The profoundest truths take on the quality of strange loops, GEB’s useful shorthand for recursive paradoxes. Here’s a diagram I made of the “heterarchy” of human knowledge.
Bach isn’t the only musician to use recursion and self-reference. Hip-hop and other sample-based music use it too, in the form of artists sampling their own songs within their own songs. Here are some blog posts digging into this idea.
- Biggie Biggie Smalls Is The Illest
- Eric B and Rakim
- Nas Is Like
- In A Silent Way is a remix of itself
- Self-reference in computer programming and hip-hop
- Take it to the bridge
Hofstadter also tackles the concept of emergence, the way that an intelligent mind can arise from the interaction of unintelligent component. He compares the mind to an anthill — the collective ant colony has intelligence, even though the individual ants are dumb.

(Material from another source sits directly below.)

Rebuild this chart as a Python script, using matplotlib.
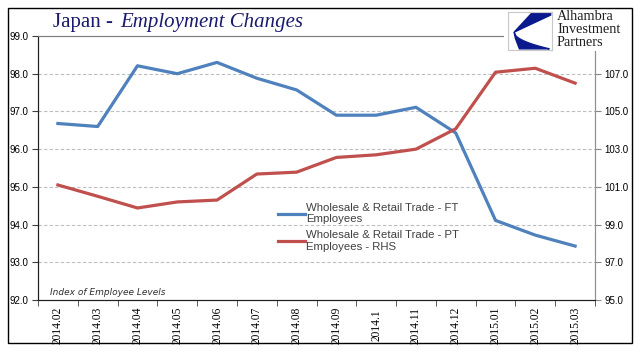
import numpy as np
import matplotlib
matplotlib.use('Agg')
import matplotlib.pyplot as plt
from matplotlib.patches import Rectangle, Polygon

months = ['2014.02', '2014.03', '2014.04', '2014.05', '2014.06', '2014.07', '2014.08',
          '2014.09', '2014.1', '2014.11', '2014.12', '2015.01', '2015.02', '2015.03']
ft_employees = [96.68, 96.6, 98.21, 98.0, 98.3, 97.88, 97.57,
                96.9, 96.9, 97.11, 96.43, 94.11, 93.72, 93.43]
pt_employees = [101.1, 100.5, 99.88, 100.2, 100.3, 101.68, 101.78,
                102.56, 102.7, 103.0, 104.08, 107.08, 107.29, 106.5]
left_ticks = np.arange(92, 99.5, 1.0)
right_ticks = np.arange(95, 108, 2.0)

blue = '#4f81bd'
red = '#c0504d'
W, H = 641, 361

fig = plt.figure(figsize=(W / 100, H / 100), dpi=100)
ax = fig.add_axes([38 / W, 1 - 300 / H, (595 - 38) / W, (300 - 36) / H])
ax2 = ax.twinx()

x = np.arange(len(months))
l1, = ax.plot(x, ft_employees, color=blue, lw=2.3, solid_joinstyle='round',
              label='Wholesale & Retail Trade - FT\nEmployees')
l2, = ax2.plot(x, pt_employees, color=red, lw=2.3, solid_joinstyle='round',
               label='Wholesale & Retail Trade - PT\nEmployees - RHS')

ax.set_xlim(-0.5, len(months) - 0.5)
ax.set_ylim(92, 99)
ax2.set_ylim(95, 109)
ax.set_yticks(left_ticks)
ax.set_yticklabels(['%.1f' % v for v in left_ticks], fontsize=7, family='Liberation Sans')
ax2.set_yticks(right_ticks)
ax2.set_yticklabels(['%.1f' % v for v in right_ticks], fontsize=7, family='Liberation Sans')

# dashed gridlines, not on the frame
for v in left_ticks[1:-1]:
    ax.axhline(v, color='#bdbdbd', lw=0.8, ls=(0, (3, 2)), zorder=0)

ax.set_xticks(x)
ax.set_xticklabels(months, rotation=90, fontsize=8.3, family='Liberation Serif', va='center')
ax.set_xticks(np.arange(-0.5, len(months), 1.0), minor=True)
ax.tick_params(axis='x', which='major', length=0, pad=18)
ax.tick_params(axis='x', which='minor', length=4, color='#404040')
ax.tick_params(axis='y', length=4, color='#404040', pad=3)
ax2.tick_params(axis='y', length=4, color='#888888', pad=3)

for a in (ax, ax2):
    a.spines['top'].set_color('#808080')
    a.spines['left'].set_color('#202020')
    a.spines['bottom'].set_color('#202020')
    a.spines['right'].set_color('#909090')

ax.text(0.022, 0.012, 'Index of Employee Levels', transform=ax.transAxes,
        fontsize=6.5, style='italic', color='#303030', family='DejaVu Sans', va='bottom')

leg = ax.legend(handles=[l1, l2], loc='upper left', bbox_to_anchor=(272 / W, 1 - 197 / H),
                bbox_transform=fig.transFigure, frameon=False,
                prop={'family': 'Liberation Sans', 'size': 8.2},
                handlelength=2.4, handletextpad=0.1, labelspacing=0.5, borderpad=0)
for t in leg.get_texts():
    t.set_color('#404040')

# white mask under logo
fig.patches.append(Rectangle((504 / W, 1 - 51 / H), (631 - 504) / W, (51 - 9) / H,
                             transform=fig.transFigure, facecolor='white',
                             edgecolor='none', zorder=2))
# outer border
fig.patches.append(Rectangle((8 / W, 1 - 343 / H), (632 - 8) / W, (343 - 8) / H,
                             transform=fig.transFigure, facecolor='none',
                             edgecolor='black', lw=1.0, zorder=5))

# logo
lg = fig.add_axes([508 / W, 1 - 50 / H, 44 / W, 38 / H], zorder=4)
lg.set_xlim(0, 1)
lg.set_ylim(0, 1)
lg.set_xticks([])
lg.set_yticks([])
for s in lg.spines.values():
    s.set_color('#c8c8c8')
    s.set_linewidth(0.8)
lg.add_patch(Polygon([(0.54, 0.97), (0.97, 0.97), (0.97, 0.92), (0.14, 0.47)],
                     closed=True, color='#0a1a8c'))
t = np.linspace(0, 1, 30)
cx = 0.14 + 0.8 * t
cy = 0.47 - 0.44 * np.sqrt(t)
lg.add_patch(Polygon(list(zip(cx, cy)) + [(0.26, 0.03), (0.17, 0.3)],
                     closed=True, color='#0a1a8c'))
fig.text(557 / W, 1 - 10 / H, 'Alhambra\nInvestment\nPartners', fontsize=10.3,
         family='Liberation Serif', color='#202020', va='top', ha='left',
         linespacing=1.02, zorder=6)

# title
t1 = fig.text(53 / W, 1 - 27 / H, 'Japan - ', fontsize=15, family='Liberation Serif',
              color='#1a1a6e', va='baseline')
fig.canvas.draw()
bb = t1.get_window_extent()
fig.text(bb.x1 / W + 2 / W, 1 - 27 / H, 'Employment Changes', fontsize=15,
         family='Liberation Serif', style='italic', color='#1a1a6e', va='baseline')

fig.savefig('out.png', dpi=100)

Finally, the book is the best introduction to Zen Buddhist thinking that I’ve come across. Hofstadter observes that westerners are used to thinking in terms of neat Manichean categories — profound truths are unambiguously true or false. Zen prepares the mind to deal with Gödelian paradoxes, strange loops, fractals and the like.
I don’t think I’ve ever succeeded in reading GEB from cover to cover. It’s not really that kind of book. I prefer to just open to a random page and struggle with whatever concept I find there. I recommend a similar approach.